Back too is Isaac Clarke, lead of the original, who this time sports a much more developed personality thanks to some sharp dialogue and a far more involved plot.
Once more he finds himself fighting for his life against the hideously mutated necromorphs who have this time infested the Sprawl space colony.
Why they’re there is but one of the puzzles he must fathom, across an immensely atmospheric and often sickeningly violent sequel, which gazumps its predecessor at every turn thanks to some brilliantly scripted set pieces.
Format: PS3, Xbox 360, PC
Mario Sports Mix
You can see what Nintendo had in mind with Mario Sports Mix: to dilute popular sports — volleyball, basketball, dodgeball and ice hockey — into bite-size simulations, then cater for the whole family by introducing a myriad of multiplayer options. Sadly, each game has been over-simplified a little too much, the resulting simulation more of a hush of the sport it depicts rather than comparable to the real thing. Most sports require just the minimum of dexterity, with actions — shoot, volley, throw, etc — mapped to an arbitrary flip of the wiimote. This being Mario World there are of course the classic characters to choose from, and themed arenas on which to compete, but there really is little here to recommend and better family games available elsewhere.
After being deposited on a planet by a refuse ship, two robots are adopted by a crippled AI and set upon a mission to restore said AI to its former glory, upgrading themselves in the process. Spare Parts is reminiscent of Lego Star Wars in the way its protagonists interact with their environment and dying — something you’ll do regularly — has little cost attributed to it. The gameplay on show here however sadly lacks the humourous qualities of the Lego franchise, while sluggish controls and deceptive camera angles act to further frustrate. Even the two-player mode feels tacked on, offering few opportunities for players to truly work in coordinated tandem. A good idea let down by poor execution, even at the cheaper online-only price.
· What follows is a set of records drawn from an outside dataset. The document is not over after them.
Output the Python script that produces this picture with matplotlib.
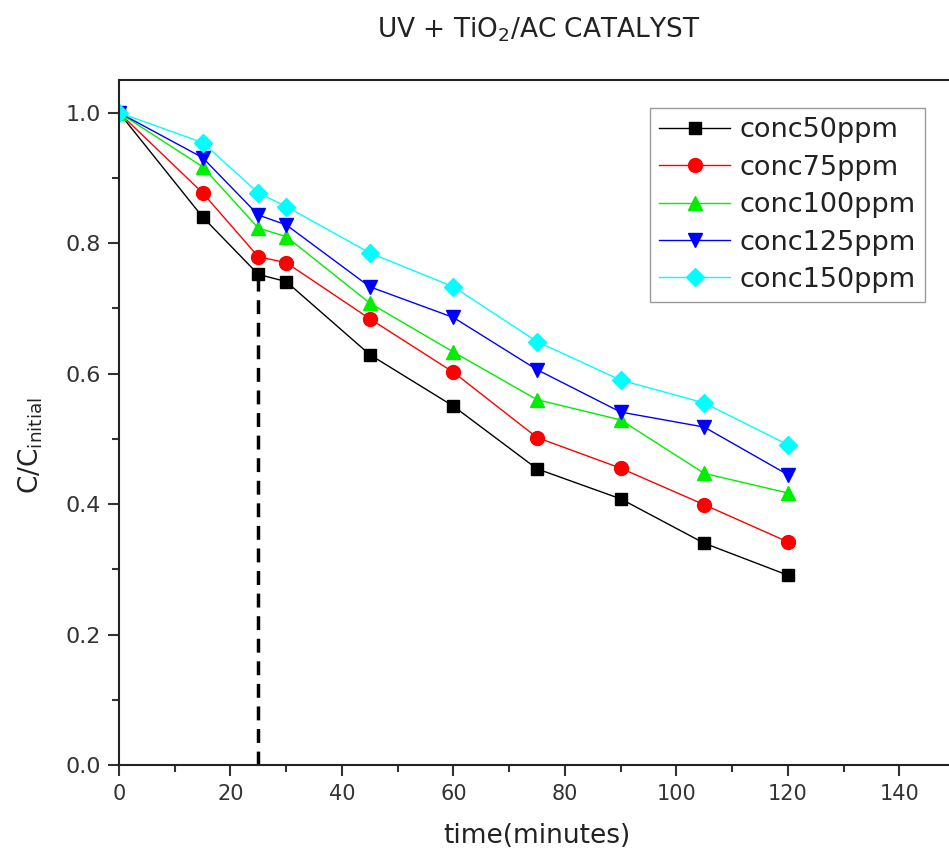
import numpy as np
import matplotlib
matplotlib.use("Agg")
import matplotlib.pyplot as plt
from matplotlib.ticker import MultipleLocator, FormatStrFormatter

plt.rcParams['font.family'] = ['DejaVu Sans']

time = [0, 15, 25, 30, 45, 60, 75, 90, 105, 120]
conc50 = [1.0, 0.840, 0.752, 0.741, 0.629, 0.550, 0.454, 0.408, 0.340, 0.291]
conc75 = [1.0, 0.877, 0.779, 0.770, 0.684, 0.602, 0.502, 0.455, 0.399, 0.342]
conc100 = [1.0, 0.917, 0.823, 0.810, 0.708, 0.633, 0.560, 0.529, 0.447, 0.417]
conc125 = [1.0, 0.931, 0.843, 0.828, 0.733, 0.686, 0.606, 0.541, 0.518, 0.445]
conc150 = [1.0, 0.954, 0.877, 0.856, 0.785, 0.733, 0.649, 0.590, 0.555, 0.491]
labels = ["conc50ppm", "conc75ppm", "conc100ppm", "conc125ppm", "conc150ppm"]

# dashed guide at t = 25 min up to the conc50 point
marker_t = 25
marker_c = 0.752

fig = plt.figure(figsize=(9.49, 8.6), dpi=100)
ax = fig.add_axes([119/949, 1-765/860, 836/949, 685/860])

series = [conc50, conc75, conc100, conc125, conc150]
colors = ["black", "red", "#00ee00", "blue", "cyan"]
markers = ["s", "o", "^", "v", "D"]
sizes = [8, 10, 10, 10, 9]
for y, c, m, s, lab in zip(series, colors, markers, sizes, labels):
    ax.plot(time, y, color=c, marker=m, markersize=s, lw=1.0, label=lab,
            markeredgecolor=c)

ax.plot([marker_t, marker_t], [0, marker_c], color="black", lw=2.5,
        linestyle=(0, (4, 2.5)), zorder=1)

ax.set_xlim(0, 150)
ax.set_ylim(0, 1.05)
ax.xaxis.set_major_locator(MultipleLocator(20))
ax.xaxis.set_minor_locator(MultipleLocator(10))
ax.yaxis.set_major_locator(MultipleLocator(0.2))
ax.yaxis.set_minor_locator(MultipleLocator(0.1))
ax.yaxis.set_major_formatter(FormatStrFormatter('%.1f'))
ax.tick_params(which='both', direction='out', width=1.5, colors='#333333')
ax.tick_params(which='major', length=8)
ax.tick_params(which='minor', length=5)
ax.tick_params(axis='x', labelsize=15, pad=6)
ax.tick_params(axis='y', labelsize=16, pad=5)
for sp in ax.spines.values():
    sp.set_linewidth(1.5)
    sp.set_color('#222222')
ax.spines['right'].set_visible(False)

ax.set_xlabel("time(minutes)", fontsize=19, color='#222222')
ax.xaxis.set_label_coords(0.5, -0.085)
ax.set_ylabel(r"C/C$_{\mathregular{initial}}$", fontsize=19, color='#222222')
ax.yaxis.set_label_coords(-0.088, 0.466)
fig.text(539/949, 1-37/860, r"UV + TiO$_{\mathregular{2}}$/AC CATALYST", fontsize=19,
         ha='center', va='baseline', color='#222222')

leg = ax.legend(loc='upper right', bbox_to_anchor=(925/949, 1-108/860),
                bbox_transform=fig.transFigure, borderaxespad=0,
                fancybox=False, edgecolor='gray', fontsize=19.5,
                handlelength=2.6, handletextpad=0.35, labelspacing=0.42,
                borderpad=0.35)
leg.get_frame().set_linewidth(1.0)
for t in leg.get_texts():
    t.set_color('#222222')

fig.savefig("out.png", dpi=100)
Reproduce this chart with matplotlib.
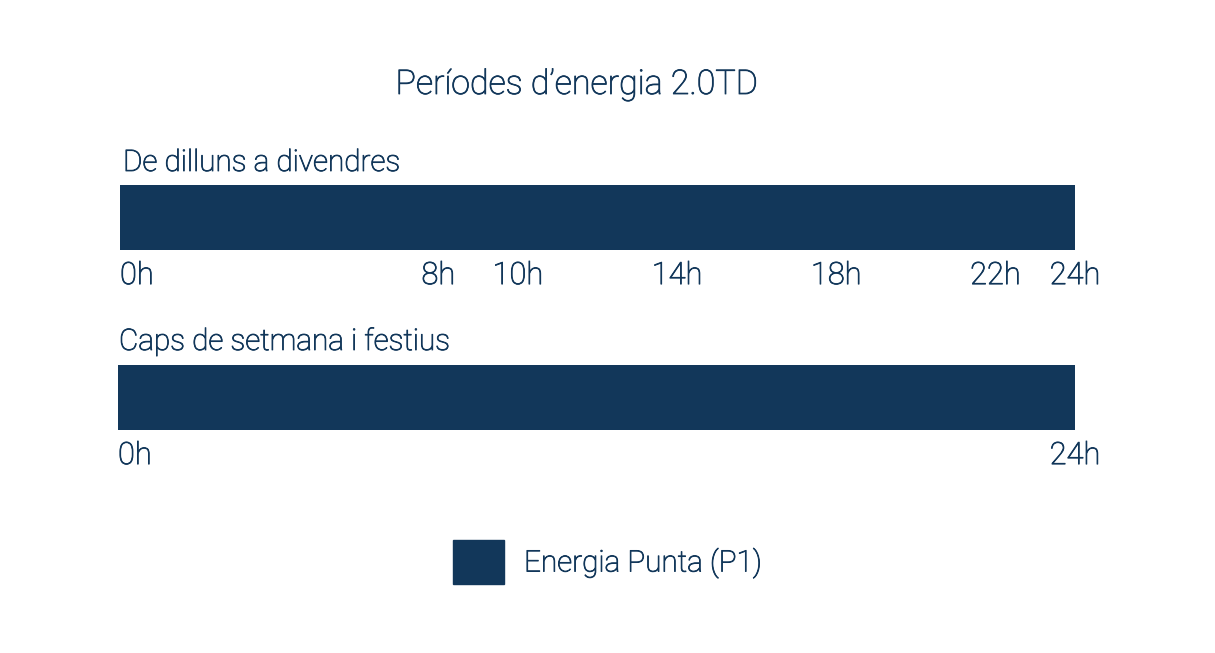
import matplotlib
matplotlib.use('Agg')
import matplotlib.pyplot as plt
import matplotlib.patheffects as pe
from matplotlib.patches import Patch

# data
rows = ['De dilluns a divendres', 'Caps de setmana i festius']
row_periods = [[(0, 24, 'P1')], [(0, 24, 'P1')]]
row_ticks = [[0, 8, 10, 14, 18, 22, 24], [0, 24]]
period_names = {'P1': 'Energia Punta (P1)'}
title = 'Períodes d\u2019energia 2.0TD'

navy = '#12375A'
period_colors = {'P1': navy}

plt.rcParams['font.family'] = ['Roboto', 'DejaVu Sans']
weight = 'light'
fs = 21.4
fs_tick = 22.2
fs_title = 24.5
# thin outline so the light font reads a little heavier, like the original
thicken = [pe.withStroke(linewidth=0.6, foreground=navy)]

W, H = 1215, 653
fig = plt.figure(figsize=(W / 100, H / 100), dpi=100)

def fx(px):
    return px / W

def fy(py):
    return 1 - py / H

axes_boxes = [(120, 185, 1075, 250), (118, 365, 1075, 430)]
label_pos = [(123, 171), (119, 350)]

for i, name in enumerate(rows):
    x0, y0, x1, y1 = axes_boxes[i]
    ax = fig.add_axes([fx(x0), fy(y1), fx(x1 - x0), (y1 - y0) / H])
    for start, end, p in row_periods[i]:
        ax.barh(0, end - start, left=start, height=1, color=period_colors[p])
    ax.set_xlim(0, 24)
    ax.set_ylim(-0.5, 0.5)
    ax.set_yticks([])
    ax.set_xticks(row_ticks[i])
    ax.set_xticklabels([f'{t}h' for t in row_ticks[i]], fontsize=fs_tick,
                       color=navy, fontweight=weight)
    ax.tick_params(axis='x', length=0, pad=8)
    for lab in ax.get_xticklabels():
        lab.set_path_effects(thicken)
    ax.get_xticklabels()[0].set_ha('left')
    for s in ax.spines.values():
        s.set_visible(False)
    lx, ly = label_pos[i]
    fig.text(fx(lx), fy(ly), name, fontsize=fs, color=navy,
             fontweight=weight, va='baseline', path_effects=thicken)

fig.text(fx(577), fy(94), title, fontsize=fs_title, color=navy,
         fontweight=weight, ha='center', va='baseline', path_effects=thicken)

handles = [Patch(color=period_colors[p], label=period_names[p]) for p in period_names]
fpx = fs * 100 / 72
leg = fig.legend(handles=handles, loc='center left',
                 bbox_to_anchor=(fx(453), fy(562)), frameon=False,
                 fontsize=fs, handlelength=51 / fpx, handleheight=47 / fpx + 0.3,
                 handletextpad=20 / fpx, borderpad=0, borderaxespad=0)
for t in leg.get_texts():
    t.set_color(navy)
    t.set_fontweight(weight)
    t.set_path_effects(thicken)

fig.savefig('out.png', dpi=100)
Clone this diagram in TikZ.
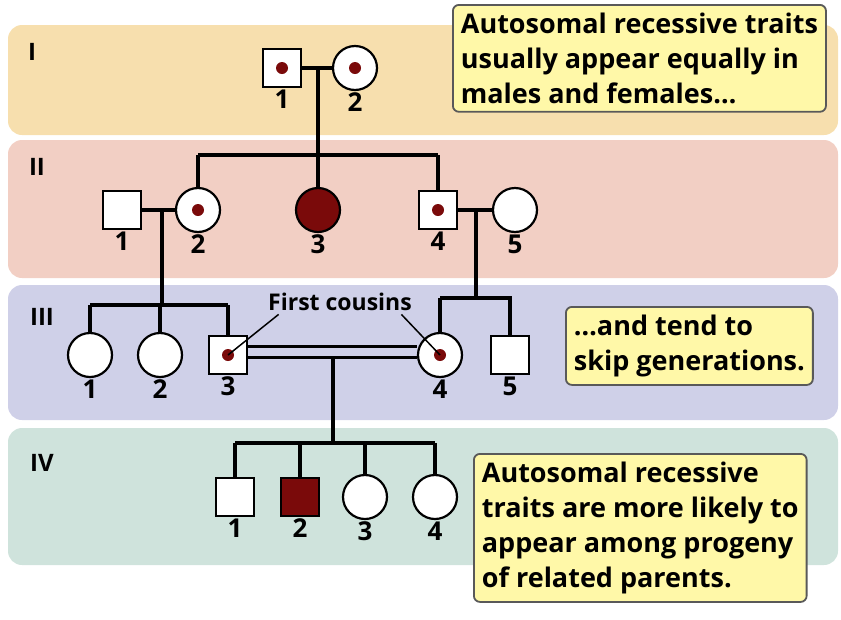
\documentclass[tikz,border=0pt]{standalone}
\usepackage{fontspec}
\setmainfont{Open Sans}
\usetikzlibrary{positioning}
\definecolor{bandI}{HTML}{F7DFAE}
\definecolor{bandII}{HTML}{F2CFC4}
\definecolor{bandIII}{HTML}{CFD0E8}
\definecolor{bandIV}{HTML}{CFE3DC}
\definecolor{note}{HTML}{FFF8A8}
\definecolor{trait}{HTML}{7A0A0A}
\tikzset{
  male/.style={draw,line width=2.2pt,fill=white,minimum size=38pt,inner sep=0pt},
  female/.style={draw,circle,line width=2.2pt,fill=white,minimum size=44pt,inner sep=0pt},
  carrier/.style={path picture={\fill[trait] (path picture bounding box.center) circle (6pt);}},
  affected/.style={fill=trait},
  num/.style={font=\bfseries\fontsize{26}{28}\selectfont},
  gen/.style={font=\bfseries\fontsize{24}{26}\selectfont},
  band/.style={rounded corners=14pt},
  notebox/.style={draw=gray!70!black,line width=1.8pt,fill=note,rounded corners=6pt,
    align=left,font=\bfseries\fontsize{27}{35}\selectfont,inner sep=8pt,anchor=north west},
  link/.style={line width=3.4pt}
}
\begin{document}
\begin{tikzpicture}[x=1pt,y=-1pt]
\useasboundingbox (0,0) rectangle (841,619);

% generation bands
\fill[bandI,band] (8,25) rectangle (838,135);
\fill[bandII,band] (8,140) rectangle (838,278);
\fill[bandIII,band] (8,285) rectangle (838,420);
\fill[bandIV,band] (8,428) rectangle (838,565);
\node[gen] at (32,52) {I};
\node[gen] at (37,167) {II};
\node[gen] at (42,317) {III};
\node[gen] at (42,463) {IV};

% generation I
\node[male,carrier] (i1) at (282,68) {};
\node[female,carrier] (i2) at (355,68) {};
\draw[link] (i1) -- (i2);
\coordinate (iu) at (318,68);
\coordinate (iid) at (318,155);
\draw[link] (iu) -- (iid);
\draw[link] (198,155) -- (438,155);

% generation II
\node[male] (ii1) at (122,210) {};
\node[female,carrier] (ii2) at (198,210) {};
\node[female,affected] (ii3) at (318,210) {};
\node[male,carrier] (ii4) at (438,210) {};
\node[female] (ii5) at (515,210) {};
\draw[link] (198,155) -- (ii2);
\draw[link] (iid) -- (ii3);
\draw[link] (438,155) -- (ii4);
\draw[link] (ii1) -- (ii2);
\draw[link] (ii4) -- (ii5);
\draw[link] (162,210) -- (162,305);
\draw[link] (476,210) -- (476,298);

% generation III
\node[female] (iii1) at (90,355) {};
\node[female] (iii2) at (160,355) {};
\node[male,carrier] (iii3) at (228,355) {};
\node[female,carrier] (iii4) at (440,355) {};
\node[male] (iii5) at (510,355) {};
\draw[link] (90,305) -- (228,305);
\foreach \p in {iii1,iii2,iii3} \draw[link] (\p.north |- 0,305) -- (\p);
\draw[link] (440,298) -- (512,298);
\foreach \p in {iii4,iii5} \draw[link] (\p.north |- 0,298) -- (\p);
\draw[line width=3pt] (iii3.east |- 0,346) -- (iii4.west |- 0,346);
\draw[line width=3pt] (iii3.east |- 0,357) -- (iii4.west |- 0,357);
\draw[link] (333,357) -- (333,443);
\node[font=\bfseries\fontsize{23}{25}\selectfont] (cous) at (340,302) {First cousins};
\draw[line width=1.5pt] (cous.south west) ++(14,0) -- (iii3.center);
\draw[line width=1.5pt] (cous.south east) ++(-14,0) -- (iii4.center);

% generation IV
\node[male] (iv1) at (235,497) {};
\node[male,affected] (iv2) at (300,497) {};
\node[female] (iv3) at (365,497) {};
\node[female] (iv4) at (435,497) {};
\draw[link] (235,443) -- (435,443);
\foreach \p in {iv1,iv2,iv3,iv4} \draw[link] (\p.north |- 0,443) -- (\p);

% numbers
\foreach \p/\t in {i1/1,i2/2,ii1/1,ii2/2,ii3/3,ii4/4,ii5/5,iii1/1,iii2/2,iii3/3,iii4/4,iii5/5,iv1/1,iv2/2,iv3/3,iv4/4}
  \node[num,below=-2pt of \p] {\t};

% notes
\node[notebox] (n1) at (452,4) {Autosomal recessive traits\\usually appear equally in\\males and females\dots};
\node[notebox] (n2) at (565,306) {\dots and tend to\\skip generations.};
\node[notebox] (n3) at (473,453) {Autosomal recessive\\traits are more likely to\\appear among progeny\\of related parents.};
\end{tikzpicture}
\end{document}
Price: £7.99 via PSN & XBLA (approx.)
Format: PS3, Xbox 360
Mario vs. Donkey Kong Mini-Land Mayhem!
Donkey Kong meets Lemmings in a puzzle game in which numerous miniature clockwork Marios must be directed through multi-layered stages in order to reach the exit. Of course, nothing is ever so straightforward, and standing in the way are both chasms and enemies which must be overcome, usually by use of bridges and walls drawn into levels by the player. Kong makes an appearance every few stages, too — throwing barrels in retro style — in this fresh spin on an all-time classic.